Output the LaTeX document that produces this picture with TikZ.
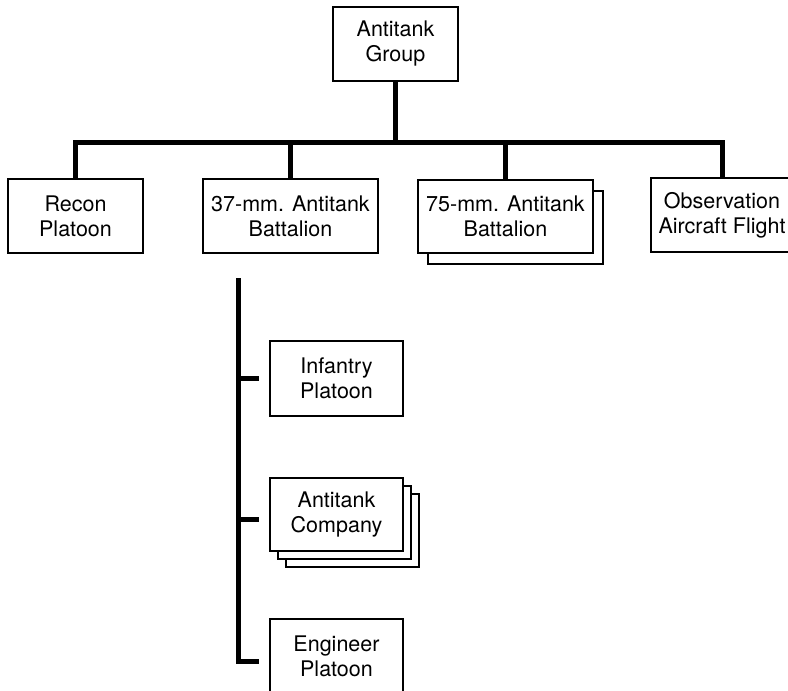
\documentclass[tikz,border=0pt]{standalone}
\usepackage{fontspec}
\setmainfont{TeX Gyre Heros}
\begin{document}
\begin{tikzpicture}[x=1pt,y=-1pt,
  unit/.style={draw=black,fill=white,line width=2pt,rectangle,inner sep=0pt,
    align=center,font=\fontsize{21.5}{25}\selectfont},
  shadowbox/.style={draw=black,fill=white,line width=2pt,rectangle,inner sep=0pt},
  bar/.style={draw=black,line width=5pt,line join=miter,line cap=butt}]
\useasboundingbox (0,0) rectangle (788,691);
\clip (0,0) rectangle (788,691);
% top
\node[unit,minimum width=125pt,minimum height=74pt] (top) at (395.5,44) {Antitank\\Group};
% second row
\node[unit,minimum width=135pt,minimum height=74pt] (recon) at (75.5,216) {Recon\\Platoon};
\node[unit,minimum width=175pt,minimum height=74pt] (b37) at (290.5,216) {37-mm. Antitank\\Battalion};
\node[shadowbox,minimum width=175pt,minimum height=73pt] (b75s) at (515.5,227.5) {};
\node[unit,minimum width=175pt,minimum height=73pt] (b75) at (505.5,216.5) {75-mm. Antitank\\Battalion};
\node[unit,minimum width=142pt,minimum height=74pt] (obs) at (722,215) {Observation\\Aircraft Flight};
% third column
\node[unit,minimum width=133pt,minimum height=75pt] (inf) at (336.5,378.5) {Infantry\\Platoon};
\node[shadowbox,minimum width=133pt,minimum height=73pt] (atcs2) at (352.5,530.5) {};
\node[shadowbox,minimum width=133pt,minimum height=73pt] (atcs1) at (344.5,522.5) {};
\node[unit,minimum width=133pt,minimum height=73pt] (atc) at (336.5,514.5) {Antitank\\Company};
\node[unit,minimum width=133pt,minimum height=75pt] (eng) at (336.5,656.5) {Engineer\\Platoon};
% connectors top
\coordinate (hb) at (395.5,142);
\draw[bar] (recon.north) |- (obs.north |- hb) -- (obs.north);
\draw[bar] (top.south) -- (top.south |- hb);
\draw[bar] (b37.north) -- (b37.north |- hb);
\draw[bar] (b75.north) -- (b75.north |- hb);
% vertical bar
\coordinate (vt) at (238.5,278);
\coordinate (vb) at (238.5,661);
\draw[bar] (vt) -- (vb) -- ([xshift=-10pt]eng.west |- vb);
\draw[bar] (vt |- inf.west) -- ([xshift=-10pt]inf.west);
\draw[bar] ([yshift=-4.5pt]vt |- atc.west) -- ([xshift=-10pt,yshift=-4.5pt]atc.west);
\end{tikzpicture}
\end{document}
---+---
**What to produce**
Quote everything in the listing above exactly; pictures are the only thing to omit.

**Worked answer**
Output the LaTeX document that produces this picture with TikZ.
\documentclass[tikz,border=0pt]{standalone}
\usepackage{fontspec}
\setmainfont{TeX Gyre Heros}
\begin{document}
\begin{tikzpicture}[x=1pt,y=-1pt,
  unit/.style={draw=black,fill=white,line width=2pt,rectangle,inner sep=0pt,
    align=center,font=\fontsize{21.5}{25}\selectfont},
  shadowbox/.style={draw=black,fill=white,line width=2pt,rectangle,inner sep=0pt},
  bar/.style={draw=black,line width=5pt,line join=miter,line cap=butt}]
\useasboundingbox (0,0) rectangle (788,691);
\clip (0,0) rectangle (788,691);
% top
\node[unit,minimum width=125pt,minimum height=74pt] (top) at (395.5,44) {Antitank\\Group};
% second row
\node[unit,minimum width=135pt,minimum height=74pt] (recon) at (75.5,216) {Recon\\Platoon};
\node[unit,minimum width=175pt,minimum height=74pt] (b37) at (290.5,216) {37-mm. Antitank\\Battalion};
\node[shadowbox,minimum width=175pt,minimum height=73pt] (b75s) at (515.5,227.5) {};
\node[unit,minimum width=175pt,minimum height=73pt] (b75) at (505.5,216.5) {75-mm. Antitank\\Battalion};
\node[unit,minimum width=142pt,minimum height=74pt] (obs) at (722,215) {Observation\\Aircraft Flight};
% third column
\node[unit,minimum width=133pt,minimum height=75pt] (inf) at (336.5,378.5) {Infantry\\Platoon};
\node[shadowbox,minimum width=133pt,minimum height=73pt] (atcs2) at (352.5,530.5) {};
\node[shadowbox,minimum width=133pt,minimum height=73pt] (atcs1) at (344.5,522.5) {};
\node[unit,minimum width=133pt,minimum height=73pt] (atc) at (336.5,514.5) {Antitank\\Company};
\node[unit,minimum width=133pt,minimum height=75pt] (eng) at (336.5,656.5) {Engineer\\Platoon};
% connectors top
\coordinate (hb) at (395.5,142);
\draw[bar] (recon.north) |- (obs.north |- hb) -- (obs.north);
\draw[bar] (top.south) -- (top.south |- hb);
\draw[bar] (b37.north) -- (b37.north |- hb);
\draw[bar] (b75.north) -- (b75.north |- hb);
% vertical bar
\coordinate (vt) at (238.5,278);
\coordinate (vb) at (238.5,661);
\draw[bar] (vt) -- (vb) -- ([xshift=-10pt]eng.west |- vb);
\draw[bar] (vt |- inf.west) -- ([xshift=-10pt]inf.west);
\draw[bar] ([yshift=-4.5pt]vt |- atc.west) -- ([xshift=-10pt,yshift=-4.5pt]atc.west);
\end{tikzpicture}
\end{document}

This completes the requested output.